The 2016 Criminal Code criminalized defamation, including of public figures, with penalties of up to five years' imprisonment and a fine. It also included vaguely worded provisions that could enable the prosecution of including journalists and human rights defenders who criticize the government or expose human rights violations.


  • Respect freedom of expression by ensuring that journalists are not arrested and detained for negative coverage of the government;
  • Amend the criminal code to ensure that defamation and other offenses linked to the publication of media can only be pursued in civil courts and cannot result in imprisonment.

Natural Resources

Guinea possesses the world’s largest bauxite reserves, as well large amounts of iron ore, gold and diamonds. Guinea’s bauxite sector has grown rapidly since 2015, with Guinea the largest supplier to bauxite to China, the world’s largest aluminum producer.

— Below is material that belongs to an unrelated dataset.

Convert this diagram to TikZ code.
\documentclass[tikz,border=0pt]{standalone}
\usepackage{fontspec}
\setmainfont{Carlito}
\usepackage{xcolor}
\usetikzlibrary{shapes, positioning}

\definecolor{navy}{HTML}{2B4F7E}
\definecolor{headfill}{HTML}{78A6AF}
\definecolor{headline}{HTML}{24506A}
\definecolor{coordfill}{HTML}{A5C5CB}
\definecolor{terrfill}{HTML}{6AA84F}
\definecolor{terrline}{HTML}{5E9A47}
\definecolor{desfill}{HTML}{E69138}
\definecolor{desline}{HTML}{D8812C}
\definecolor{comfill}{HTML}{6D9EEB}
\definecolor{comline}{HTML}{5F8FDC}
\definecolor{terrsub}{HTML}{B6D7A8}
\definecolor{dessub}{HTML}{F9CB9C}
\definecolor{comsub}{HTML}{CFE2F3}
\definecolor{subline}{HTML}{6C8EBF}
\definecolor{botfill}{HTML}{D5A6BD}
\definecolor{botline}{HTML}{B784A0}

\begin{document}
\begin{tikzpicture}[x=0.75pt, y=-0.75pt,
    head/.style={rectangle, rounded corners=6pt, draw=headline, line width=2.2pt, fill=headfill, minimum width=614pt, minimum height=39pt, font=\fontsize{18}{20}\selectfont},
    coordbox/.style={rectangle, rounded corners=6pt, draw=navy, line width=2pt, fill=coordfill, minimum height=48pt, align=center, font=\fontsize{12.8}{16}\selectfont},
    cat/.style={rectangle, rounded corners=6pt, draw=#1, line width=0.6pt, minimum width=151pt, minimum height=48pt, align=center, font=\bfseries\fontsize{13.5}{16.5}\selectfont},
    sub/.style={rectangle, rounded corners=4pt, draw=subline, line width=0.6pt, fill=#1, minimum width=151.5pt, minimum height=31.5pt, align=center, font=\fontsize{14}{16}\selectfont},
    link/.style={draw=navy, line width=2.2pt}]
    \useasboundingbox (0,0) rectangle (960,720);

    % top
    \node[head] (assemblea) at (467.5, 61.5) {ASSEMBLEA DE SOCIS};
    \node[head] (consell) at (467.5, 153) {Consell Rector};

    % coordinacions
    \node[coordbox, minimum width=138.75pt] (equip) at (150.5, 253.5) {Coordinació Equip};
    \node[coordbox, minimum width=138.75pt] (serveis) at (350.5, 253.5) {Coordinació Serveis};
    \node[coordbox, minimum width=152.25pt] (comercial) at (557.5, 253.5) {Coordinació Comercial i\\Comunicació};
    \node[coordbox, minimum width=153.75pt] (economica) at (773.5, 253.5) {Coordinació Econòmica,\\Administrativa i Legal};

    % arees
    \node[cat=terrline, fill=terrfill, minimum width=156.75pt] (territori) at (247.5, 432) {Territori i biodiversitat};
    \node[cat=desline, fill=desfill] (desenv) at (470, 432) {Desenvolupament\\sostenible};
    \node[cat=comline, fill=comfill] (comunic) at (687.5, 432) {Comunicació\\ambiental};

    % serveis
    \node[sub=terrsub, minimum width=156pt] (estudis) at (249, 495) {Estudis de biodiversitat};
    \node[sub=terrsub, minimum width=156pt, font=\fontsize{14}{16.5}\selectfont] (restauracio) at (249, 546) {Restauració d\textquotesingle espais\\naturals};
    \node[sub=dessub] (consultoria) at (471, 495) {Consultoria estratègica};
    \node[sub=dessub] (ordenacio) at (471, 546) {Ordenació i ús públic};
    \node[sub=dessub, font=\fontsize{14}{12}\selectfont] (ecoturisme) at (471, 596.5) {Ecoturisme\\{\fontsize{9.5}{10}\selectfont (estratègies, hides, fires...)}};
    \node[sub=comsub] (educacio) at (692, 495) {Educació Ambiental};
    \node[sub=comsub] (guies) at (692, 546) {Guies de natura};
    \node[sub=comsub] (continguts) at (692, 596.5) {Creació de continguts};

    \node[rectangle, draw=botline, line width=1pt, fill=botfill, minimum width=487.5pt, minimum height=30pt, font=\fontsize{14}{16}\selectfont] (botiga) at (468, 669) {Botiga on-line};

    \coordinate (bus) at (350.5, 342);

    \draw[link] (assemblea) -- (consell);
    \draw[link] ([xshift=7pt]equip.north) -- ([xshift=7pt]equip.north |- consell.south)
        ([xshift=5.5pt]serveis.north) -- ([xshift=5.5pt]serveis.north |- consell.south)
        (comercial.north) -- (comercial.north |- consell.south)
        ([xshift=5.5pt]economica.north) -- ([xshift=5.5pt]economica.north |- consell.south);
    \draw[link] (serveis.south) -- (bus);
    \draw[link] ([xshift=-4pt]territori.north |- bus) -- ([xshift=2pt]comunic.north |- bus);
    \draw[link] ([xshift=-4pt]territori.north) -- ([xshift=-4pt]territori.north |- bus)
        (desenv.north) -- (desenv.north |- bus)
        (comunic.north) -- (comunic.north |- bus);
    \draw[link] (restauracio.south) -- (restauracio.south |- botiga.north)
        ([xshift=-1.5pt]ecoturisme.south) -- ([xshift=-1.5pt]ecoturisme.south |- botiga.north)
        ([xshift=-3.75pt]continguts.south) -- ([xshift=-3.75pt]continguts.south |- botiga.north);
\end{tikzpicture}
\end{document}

But while Guinea’s bauxite boom provides much-needed tax revenue for the government and has created thousands of jobs, the government has failed to adequately regulate the industry and ensure companies respect the environment and the rights of local communities. Mining companies have expropriated ancestral farmlands without adequate compensation, threatening tens of thousands of people’s livelihoods. Damage to water sources, as well as increased demand due to population migration to mining sites, has reduced communities’ access to water for drinking, washing and cooking. Dust produced by bauxite mining and transport has left families and health workers worried that reduced air quality threatens their health and environment.

Guinea has also, since 2015, begun to more rapidly develop its enormous potential for hydroelectric power, increasing access to electricity but displacing thousands of people in the dams’ floodplains. Guinea opened the Kaleta dam in 2015, and in September 2019 will begin filling the reservoir for the nearby Souapiti dam, which will displace 16,000 people. Communities so far displaced for Kaleta and Souapiti have received inadequate compensation for their land and inadequate assistance obtaining alternative livelihoods. Consultations are also underway to construct dams in several other sites.

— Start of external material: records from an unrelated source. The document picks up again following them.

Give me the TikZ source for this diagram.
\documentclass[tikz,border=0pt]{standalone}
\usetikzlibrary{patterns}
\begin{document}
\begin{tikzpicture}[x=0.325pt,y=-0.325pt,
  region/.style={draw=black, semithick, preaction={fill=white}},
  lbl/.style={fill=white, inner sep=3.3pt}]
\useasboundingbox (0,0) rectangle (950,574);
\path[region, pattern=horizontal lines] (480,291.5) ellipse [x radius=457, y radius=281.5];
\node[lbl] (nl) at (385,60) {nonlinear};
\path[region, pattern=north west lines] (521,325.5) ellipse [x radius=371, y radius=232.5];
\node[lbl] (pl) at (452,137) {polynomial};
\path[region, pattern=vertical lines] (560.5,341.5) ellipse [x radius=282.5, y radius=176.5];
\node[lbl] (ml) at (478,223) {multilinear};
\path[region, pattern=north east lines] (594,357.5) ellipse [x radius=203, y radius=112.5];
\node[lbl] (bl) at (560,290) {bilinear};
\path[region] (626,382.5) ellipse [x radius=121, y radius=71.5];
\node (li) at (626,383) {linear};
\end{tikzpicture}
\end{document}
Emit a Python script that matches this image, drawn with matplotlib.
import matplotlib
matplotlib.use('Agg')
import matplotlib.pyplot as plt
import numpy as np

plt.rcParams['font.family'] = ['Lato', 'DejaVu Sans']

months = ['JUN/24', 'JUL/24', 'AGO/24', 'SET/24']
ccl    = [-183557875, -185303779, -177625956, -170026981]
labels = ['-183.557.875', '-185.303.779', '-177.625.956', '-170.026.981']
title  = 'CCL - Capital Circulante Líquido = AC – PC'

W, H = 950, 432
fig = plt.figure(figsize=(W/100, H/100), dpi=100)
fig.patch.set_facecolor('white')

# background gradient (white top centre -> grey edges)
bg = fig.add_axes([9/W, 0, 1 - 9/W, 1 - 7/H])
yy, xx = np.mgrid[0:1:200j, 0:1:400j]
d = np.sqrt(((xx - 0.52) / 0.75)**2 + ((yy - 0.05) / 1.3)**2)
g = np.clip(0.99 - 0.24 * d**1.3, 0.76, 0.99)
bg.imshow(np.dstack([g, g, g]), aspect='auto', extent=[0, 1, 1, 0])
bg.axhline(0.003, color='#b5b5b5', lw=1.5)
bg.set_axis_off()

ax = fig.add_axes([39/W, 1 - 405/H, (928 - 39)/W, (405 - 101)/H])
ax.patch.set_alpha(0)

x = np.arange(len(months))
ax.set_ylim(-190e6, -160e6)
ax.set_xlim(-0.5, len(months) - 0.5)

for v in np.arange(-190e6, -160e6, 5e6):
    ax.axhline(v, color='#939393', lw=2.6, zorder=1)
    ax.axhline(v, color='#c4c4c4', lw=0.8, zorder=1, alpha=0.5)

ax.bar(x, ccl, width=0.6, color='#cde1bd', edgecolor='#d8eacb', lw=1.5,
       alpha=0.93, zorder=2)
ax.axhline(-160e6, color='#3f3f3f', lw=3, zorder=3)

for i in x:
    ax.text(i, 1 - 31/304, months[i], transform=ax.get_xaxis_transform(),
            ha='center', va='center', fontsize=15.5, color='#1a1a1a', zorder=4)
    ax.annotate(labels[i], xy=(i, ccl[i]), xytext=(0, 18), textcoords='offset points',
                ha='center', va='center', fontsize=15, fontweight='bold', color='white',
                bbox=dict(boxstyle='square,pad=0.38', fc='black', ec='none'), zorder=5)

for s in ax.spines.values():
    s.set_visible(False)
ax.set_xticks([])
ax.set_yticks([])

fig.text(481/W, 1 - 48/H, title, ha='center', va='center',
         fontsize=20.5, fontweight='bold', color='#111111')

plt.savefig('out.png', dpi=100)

  • Enact detailed legislation to require that mining and hydroelectric companies provide fair compensation for land, including through replacement land where possible, to individuals and communities that lose land to natural resource exploitations;
  • Improve the access of affected communities and civil society organizations to environmental and social impact assessments, management plans and other government and company data related to the human rights, social and environmental impacts of mining and other natural resource projects;
  • Ensure that government regulators investigate and sanction companies that violate Guinean laws regarding social and environmental management;
  • Adopt and fully implement the standards of the Voluntary Principles on Security and Human Rights, a multi-stakeholder initiative by governments, major multinational extractive companies, and NGOs that seek to address the risk of human rights abuses arising from security arrangements in the oil, gas and mining industries.

Forced Evictions

Between February and May 2019, the Guinean government forcibly evicted more than 20,000 people from neighborhoods in Conakry in order to provide land for government ministries, foreign embassies, businesses, and other public works. The government provided inadequate notice to the majority of those evicted and no alternative housing for demolished homes.

Although the government maintains that the evicted areas were state land, many of people said that they had documentary proof that their families had decades-old property rights over the land. The government did not investigate the property claims of those affected before demolishing homes and, in contravention of human rights law, has provided virtually no compensation or humanitarian assistance to those evicted.


  • Halt any further evictions until it can guarantee respect for the rights of residents, including adequate notice, and compensation and resettlement prior to evictions;
  • Take immediate steps to provide assistance, including alternative accommodation and other remedies, to those affected by forced evictions;
  • Provide adequate compensation to all individuals forcibly evicted who have not received such compensation.